In order to attain the second object described above, the third aspect of the present invention provides an optical component comprising a substrate made of a resin material, and a plurality of films formed by vacuum deposition, wherein directions of internal stresses in each adjacent pair of the plurality of films are different from each other.
Preferably, a thickness of an impurity existing on a surface of the substrate is 0.2 nm or less.
Preferably, the plurality of films are formed in such a manner that after one film of the plurality of films has been formed on a surface of the substrate, melting of film forming materials other than a film forming material for one film formed on the surface of the substrate is performed.
Furthermore, in order to attain the second object described above, the fourth aspect of the present invention provides an optical component comprising a substrate made of a resin material, and a plurality of films formed by vacuum deposition, wherein a thickness of an impurity existing on a surface of the substrate is 0.2 nm or less.
Preferably, the plurality of films are formed in such a manner that after one film of the plurality of films has been formed on the surface of the substrate, melting of film forming materials other than a film forming material for one film formed on the surface of the substrate is performed.

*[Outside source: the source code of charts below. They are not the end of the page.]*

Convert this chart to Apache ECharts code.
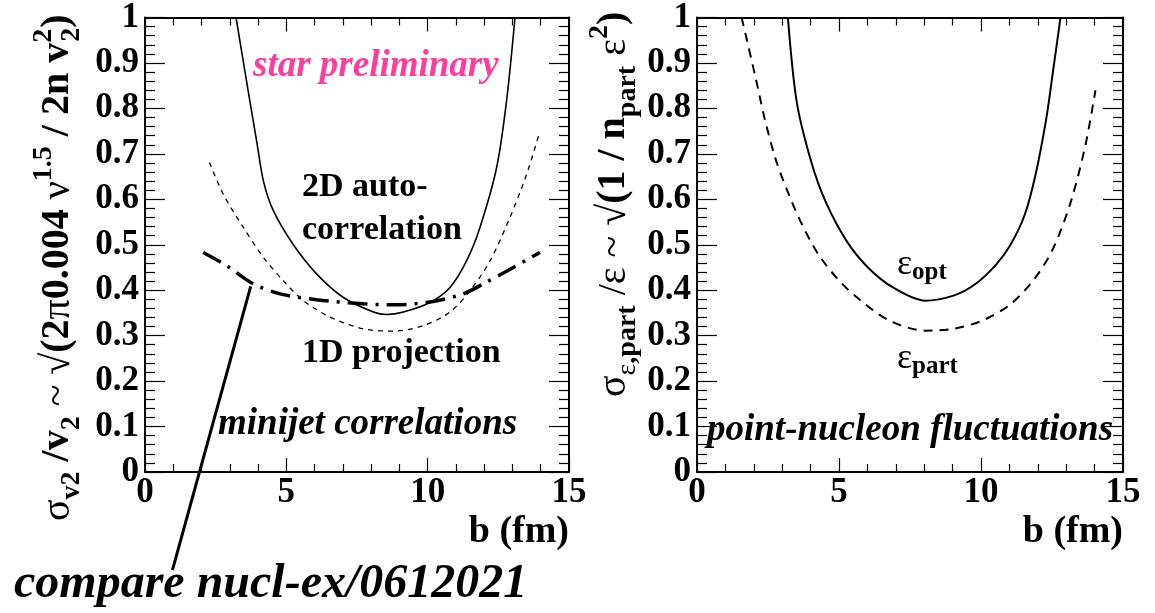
<!DOCTYPE html>
<html>
<head>
<meta charset="utf-8">
<script src="https://cdn.jsdelivr.net/npm/echarts@6/dist/echarts.min.js"></script>
<style>
  html, body { margin: 0; padding: 0; background: #fff; }
  #chart { width: 1155px; height: 613px; }
</style>
</head>
<body>
<div id="chart"></div>
<script>
// ---- data: impact parameter b (fm) and relative fluctuation per curve ----
// left panel: minijet correlations
const autoCorrB = [3.22, 3.71, 3.95, 4.19, 4.54, 5.25, 6.07, 7.02, 8.08, 8.55, 9.14, 10.08, 10.79, 11.38, 11.85, 12.44, 12.79, 13.09];
const autoCorrV = [1.0, 0.816, 0.728, 0.64, 0.575, 0.50, 0.436, 0.384, 0.352, 0.3465, 0.352, 0.373, 0.406, 0.465, 0.538, 0.67, 0.816, 1.0];

const projB = [2.28, 2.77, 3.48, 4.19, 4.89, 5.60, 6.54, 7.72, 8.79, 9.85, 10.79, 11.50, 12.21, 12.91, 13.50, 13.92];
const projV = [0.681, 0.611, 0.538, 0.472, 0.421, 0.377, 0.341, 0.315, 0.31, 0.322, 0.352, 0.399, 0.465, 0.56, 0.655, 0.739];

const nuclExB = [2.06, 2.89, 3.83, 4.78, 6.07, 7.72, 8.90, 10.08, 11.26, 11.97, 13.03, 13.97];
const nuclExV = [0.483, 0.454, 0.414, 0.392, 0.379, 0.37, 0.368, 0.374, 0.392, 0.414, 0.45, 0.483];

// right panel: point-nucleon fluctuations
const epsOptB = [3.20, 3.51, 4.02, 4.52, 5.27, 6.02, 6.90, 8.03, 9.03, 9.79, 10.54, 11.04, 11.54, 11.92, 12.30, 12.55, 12.80];
const epsOptV = [1.0, 0.815, 0.683, 0.596, 0.508, 0.45, 0.406, 0.377, 0.388, 0.413, 0.457, 0.5, 0.566, 0.654, 0.778, 0.888, 1.0];

const epsPartB = [1.57, 2.07, 2.38, 2.76, 3.14, 3.64, 4.27, 5.02, 5.77, 6.78, 8.03, 9.03, 10.04, 11.04, 11.92, 12.55, 13.17, 13.68, 14.03];
const epsPartV = [1.0, 0.866, 0.778, 0.69, 0.625, 0.552, 0.479, 0.42, 0.377, 0.333, 0.311, 0.315, 0.333, 0.369, 0.428, 0.493, 0.596, 0.72, 0.84];

// arrow from the citation text up to the nucl-ex curve (left panel data coordinates)
const arrowTail = [0.97, -0.215];
const arrowTip = [3.81, 0.423];

// axis ranges
const bRange = [0, 15];
const vRange = [0, 1];

// ---- layout ----
const leftGrid = { left: 145, top: 16, width: 424, height: 456 };
const rightGrid = { left: 697, top: 16, width: 426, height: 456 };

// ---- helpers ----
const serif = '"Liberation Serif", "Times New Roman", Times, serif';
const zip = (xs, ys) => xs.map((x, i) => [x, ys[i]]);
const tickLine = () => ({ color: '#000', width: 1.2 });
const frameLine = () => ({ color: '#000', width: 2 });

// linear value -> pixel mapping of a grid (same scale as its value axes)
function gridPoint(g, p) {
  return [
    g.left + (p[0] - bRange[0]) / (bRange[1] - bRange[0]) * g.width,
    g.top + g.height - (p[1] - vRange[0]) / (vRange[1] - vRange[0]) * g.height
  ];
}

function xAxisFor(grid, pos) {
  return {
    type: 'value', gridIndex: grid, position: pos,
    min: bRange[0], max: bRange[1], interval: 5,
    axisLine: { show: true, onZero: false, lineStyle: frameLine() },
    axisTick: { show: true, inside: true, length: 14, lineStyle: tickLine() },
    minorTick: { show: true, splitNumber: 5, length: 8, lineStyle: tickLine() },
    splitLine: { show: false },
    axisLabel: pos === 'bottom'
      ? { show: true, color: '#000', fontFamily: serif, fontWeight: 'bold', fontSize: 35, margin: 3 }
      : { show: false }
  };
}
function yAxisFor(grid, pos) {
  return {
    type: 'value', gridIndex: grid, position: pos,
    min: vRange[0], max: vRange[1], interval: 0.1,
    axisLine: { show: true, onZero: false, lineStyle: frameLine() },
    axisTick: { show: true, inside: true, length: 20, lineStyle: tickLine() },
    minorTick: { show: true, splitNumber: 5, length: 10, lineStyle: tickLine() },
    splitLine: { show: false },
    axisLabel: pos === 'left'
      ? { show: true, color: '#000', fontFamily: serif, fontWeight: 'bold', fontSize: 35, margin: 6 }
      : { show: false }
  };
}
function curve(name, xs, ys, axisIdx, lineStyle, extra) {
  return Object.assign({
    name, type: 'line', xAxisIndex: axisIdx, yAxisIndex: axisIdx,
    data: zip(xs, ys), symbol: 'none', smooth: 0.3,
    lineStyle: Object.assign({ color: '#000' }, lineStyle)
  }, extra || {});
}

// rich styles for axis titles and curve labels
const big = 40, small = 28;
const titleRich = {
  g:  { fontFamily: serif, fontSize: big, fontWeight: 'normal', lineHeight: 56, fill: '#000' },
  b:  { fontFamily: serif, fontSize: big, fontWeight: 'bold', lineHeight: 56, fill: '#000' },
  gs: { fontFamily: serif, fontSize: small, fontWeight: 'normal', lineHeight: small, verticalAlign: 'bottom', fill: '#000' },
  bs: { fontFamily: serif, fontSize: small, fontWeight: 'bold', lineHeight: small, verticalAlign: 'bottom', fill: '#000' },
  bp: { fontFamily: serif, fontSize: small, fontWeight: 'bold', lineHeight: small, verticalAlign: 'top', fill: '#000' },
  bz: { fontFamily: serif, fontSize: small, fontWeight: 'bold', lineHeight: small, verticalAlign: 'top', width: 1, fill: '#000' }
};
const epsRich = {
  e: { fontFamily: serif, fontSize: 36, fontWeight: 'normal', lineHeight: 40, fill: '#000' },
  s: { fontFamily: serif, fontSize: 25, fontWeight: 'bold', lineHeight: 25, verticalAlign: 'bottom', fill: '#000' }
};

function label(x, y, text, size, opts) {
  return {
    type: 'text', x, y, silent: true,
    style: Object.assign({
      text, fill: '#000', fontFamily: serif, fontSize: size, fontWeight: 'bold',
      align: 'left', verticalAlign: 'middle'
    }, opts || {})
  };
}

// arrow geometry: the triangle head is centred on the line end, so stop half a head short of the tip
const headSize = 15;
const tipPx = gridPoint(leftGrid, arrowTip);
const tailPx = gridPoint(leftGrid, arrowTail);
const adx = tipPx[0] - tailPx[0], ady = tipPx[1] - tailPx[1];
const alen = Math.hypot(adx, ady);
const endPx = [tipPx[0] - adx / alen * headSize / 2, tipPx[1] - ady / alen * headSize / 2];

const chart = echarts.init(document.getElementById('chart'));

chart.setOption({
  animation: false,
  grid: [leftGrid, rightGrid],
  xAxis: [xAxisFor(0, 'bottom'), xAxisFor(1, 'bottom'), xAxisFor(0, 'top'), xAxisFor(1, 'top')],
  yAxis: [yAxisFor(0, 'left'), yAxisFor(1, 'left'), yAxisFor(0, 'right'), yAxisFor(1, 'right')],
  series: [
    curve('2D auto-correlation', autoCorrB, autoCorrV, 0, { width: 1.6 }),
    curve('1D projection', projB, projV, 0, { width: 1.3, type: [5, 5] }),
    curve('nucl-ex/0612021', nuclExB, nuclExV, 0, { width: 3.5, type: [20, 8, 3, 8] }, {
      clip: false,
      markLine: {
        silent: true, animation: false,
        symbol: ['none', 'triangle'], symbolSize: [0, headSize],
        lineStyle: { color: '#000', width: 3, type: 'solid' },
        itemStyle: { color: '#000' },
        label: { show: false },
        emphasis: { disabled: true },
        data: [[{ x: tailPx[0], y: tailPx[1] }, { x: endPx[0], y: endPx[1] }]]
      }
    }),
    curve('epsilon opt', epsOptB, epsOptV, 1, { width: 2 }),
    curve('epsilon part', epsPartB, epsPartV, 1, { width: 2, type: [9, 7] })
  ],
  graphic: [
    // y-axis titles (rotated, reading upward)
    {
      type: 'text', x: 58, y: 521, rotation: Math.PI / 2, silent: true,
      style: {
        text: '{g|σ}{bs|v2}{b| /v}{bs|2}{g| ~ }{g|√}{b|(2}{g|π}{b|0.004 }{g|ν}{bp|1.5}{b| / 2n v}{bz|2}{bs|2}{b|)}',
        rich: titleRich, align: 'left', verticalAlign: 'middle', fill: '#000'
      }
    },
    {
      type: 'text', x: 614, y: 397, rotation: Math.PI / 2, silent: true,
      style: {
        text: '{g|σ}{gs|ε}{bs|,part}{g| /ε ~ }{g|√}{b|(1 / n}{bs|part}{g| ε}{bp|2}{b|)}',
        rich: titleRich, align: 'left', verticalAlign: 'middle', fill: '#000'
      }
    },
    // x-axis titles
    label(569, 532, 'b (fm)', 38, { align: 'right' }),
    label(1123, 532, 'b (fm)', 38, { align: 'right' }),
    // left panel labels
    label(253, 66, 'star preliminary', 37, { fontStyle: 'italic', fill: '#ff3d9e' }),
    label(302, 187, '2D auto-', 34),
    label(302, 230, 'correlation', 34),
    label(302, 353, '1D projection', 34),
    label(218, 424, 'minijet correlations', 37, { fontStyle: 'italic' }),
    label(14, 585, 'compare nucl-ex/0612021', 48, { fontStyle: 'italic' }),
    // right panel labels
    {
      type: 'text', x: 897, y: 265, silent: true,
      style: { text: '{e|ε}{s|opt}', rich: epsRich, align: 'left', verticalAlign: 'middle', fill: '#000' }
    },
    {
      type: 'text', x: 897, y: 359, silent: true,
      style: { text: '{e|ε}{s|part}', rich: epsRich, align: 'left', verticalAlign: 'middle', fill: '#000' }
    },
    label(707, 430, 'point-nucleon fluctuations', 37, { fontStyle: 'italic' })
  ]
});
</script>
</body>
</html>
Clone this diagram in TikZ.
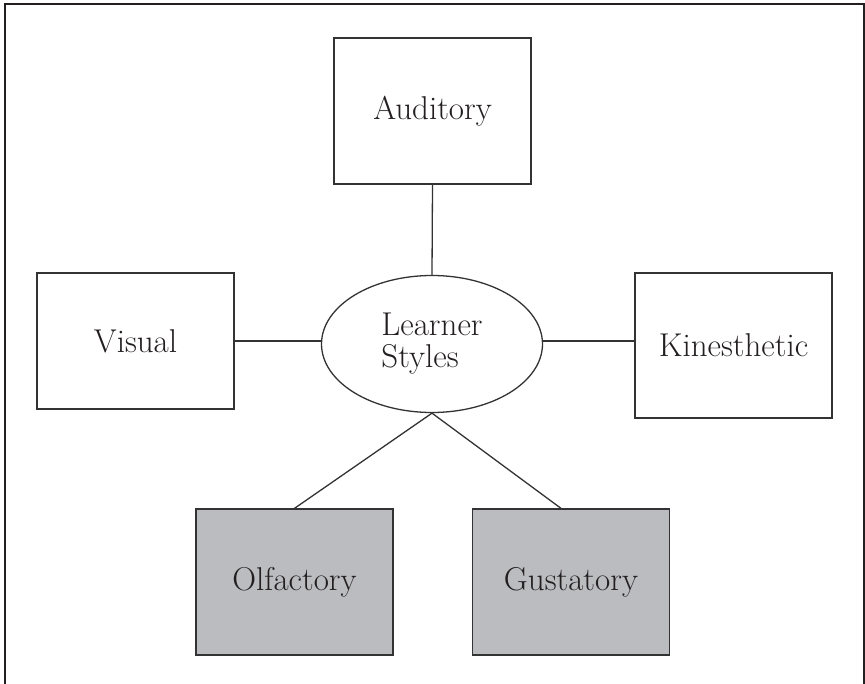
\documentclass[tikz,border=0pt]{standalone}
\usepackage{xcolor}
\usepackage{tikz}
\usetikzlibrary{positioning, arrows.meta, shapes.geometric}
\definecolor{lInk}{HTML}{231F20}
\definecolor{lLine}{HTML}{333333}
\definecolor{lGray}{HTML}{BBBCC0}
\tikzset{
  sense/.style={draw=lLine, line width=1.3pt, fill=white, text=lInk, font=\fontsize{33}{32}\selectfont,
    minimum width=197pt, minimum height=146pt, inner sep=0pt},
  chem/.style={sense, fill=lGray},
  hub/.style={draw=lLine, line width=1.3pt, ellipse, text=lInk, font=\fontsize{33}{32}\selectfont, align=left,
    minimum width=221pt, minimum height=137pt, inner sep=0pt},
  link/.style={line width=1.3pt, lLine}
}

\begin{document}
\begin{tikzpicture}[>=Stealth, x=1pt, y=-1pt]
  \useasboundingbox (0,0) rectangle (865,684);
  \draw[line width=1.5pt, lInk] (5,684) -- (5,4) -- (864,4) -- (864,684);
  \node[hub] (e) at (432,344) {Learner\\Styles};
  \node[sense] (a) at (432.5,111) {Auditory};
  \node[sense, minimum height=136pt] (v) at (135.5,341) {Visual};
  \node[sense, minimum height=145pt] (k) at (733.5,345.5) {Kinesthetic};
  \node[chem] (o) at (294.5,582) {Olfactory};
  \node[chem] (g) at (571,582) {Gustatory};
  \draw[link] (a.south) -- (e.north);
  \draw[link] (v.east) -- (e.west |- v.east);
  \draw[link] (e.east |- v.east) -- (k.west |- v.east);
  \draw[link] (e.south) -- (o.north);
  \draw[link] (e.south) -- ([xshift=-10pt]g.north);
\end{tikzpicture}
\end{document}
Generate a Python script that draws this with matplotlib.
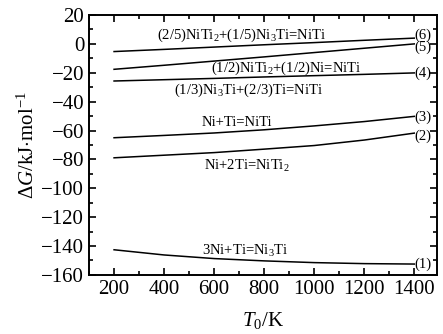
import matplotlib
matplotlib.use("Agg")
import matplotlib.pyplot as plt
from matplotlib.ticker import MultipleLocator

plt.rcParams['font.family'] = ['Liberation Serif', 'DejaVu Serif']
plt.rcParams['mathtext.fontset'] = 'custom'
plt.rcParams['mathtext.rm'] = 'Liberation Serif'
plt.rcParams['mathtext.it'] = 'Liberation Serif:italic'

# temperature, K
T = [200, 400, 600, 800, 1000, 1200, 1400]

# Gibbs energy change, kJ/mol
dG1 = [-142.6, -146.2, -148.7, -150.3, -151.5, -152.2, -152.5]
dG2 = [-78.9, -77.1, -75.3, -72.9, -70.4, -66.6, -61.8]
dG3 = [-65.0, -63.4, -61.7, -59.5, -56.8, -53.8, -50.2]
dG4 = [-25.7, -24.8, -23.9, -22.9, -22.0, -21.1, -20.1]
dG5 = [-17.6, -14.8, -11.9, -9.0, -6.0, -3.0, 0.0]
dG6 = [-5.3, -3.8, -2.2, -0.6, 0.9, 2.5, 4.0]

curves = [dG1, dG2, dG3, dG4, dG5, dG6]
numbers = ['(1)', '(2)', '(3)', '(4)', '(5)', '(6)']
number_y = [-152.5, -63.9, -51.0, -20.6, -2.5, 6.2]

reactions = [
    ('3Ni+Ti=Ni$_3$Ti', 725, -143.7),
    ('Ni+2Ti=NiTi$_2$', 730, -84.7),
    ('Ni+Ti=NiTi', 690, -54.6),
    ('(1/3)Ni$_3$Ti+(2/3)Ti=NiTi', 738, -31.9),
    ('(1/2)NiTi$_2$+(1/2)Ni=NiTi', 890, -16.9),
    ('(2/5)NiTi$_2$+(1/5)Ni$_3$Ti=NiTi', 710, 6.2),
]

fig = plt.figure(figsize=(4.43, 3.34), dpi=100)
ax = fig.add_axes([0.201, 0.177, 0.785, 0.778])

for dG, num, ny in zip(curves, numbers, number_y):
    ax.plot(T, dG, color='black', lw=1.1)
    ax.text(1402, ny, num, fontsize=10.5, ha='left', va='center')

for label, x, y in reactions:
    ax.text(x, y, label, fontsize=10.5, ha='center', va='center')

ax.set_xlim(100, 1490)
ax.set_ylim(-160, 20)
ax.xaxis.set_major_locator(MultipleLocator(200))
ax.xaxis.set_minor_locator(MultipleLocator(100))
ax.yaxis.set_major_locator(MultipleLocator(20))
ax.yaxis.set_minor_locator(MultipleLocator(10))
ax.tick_params(which='both', direction='in', top=True, right=True, labelsize=15, width=1.2)
ax.tick_params(which='major', length=5)
ax.tick_params(which='minor', length=3)
for s in ax.spines.values():
    s.set_linewidth(1.4)

ax.set_xlabel(r'$T_{\mathrm{0}}$/K', fontsize=15, labelpad=8)
ax.set_ylabel(r'$\Delta G$/kJ$\cdot$mol$^{\mathrm{-1}}$', fontsize=15, labelpad=2)

fig.savefig('out.png', dpi=100)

Further, the fourth aspect of the present invention provides an method of manufacturing an optical component in which a plurality of films are formed by vacuum deposition on a surface of a substrate made of a resin material, the method comprising forming one film of the plurality of films on the surface of the substrate, and performing melting of film forming materials other than a film forming material for one film formed on the surface of the substrate after film forming of one film of the plurality of films on the surface of the substrate.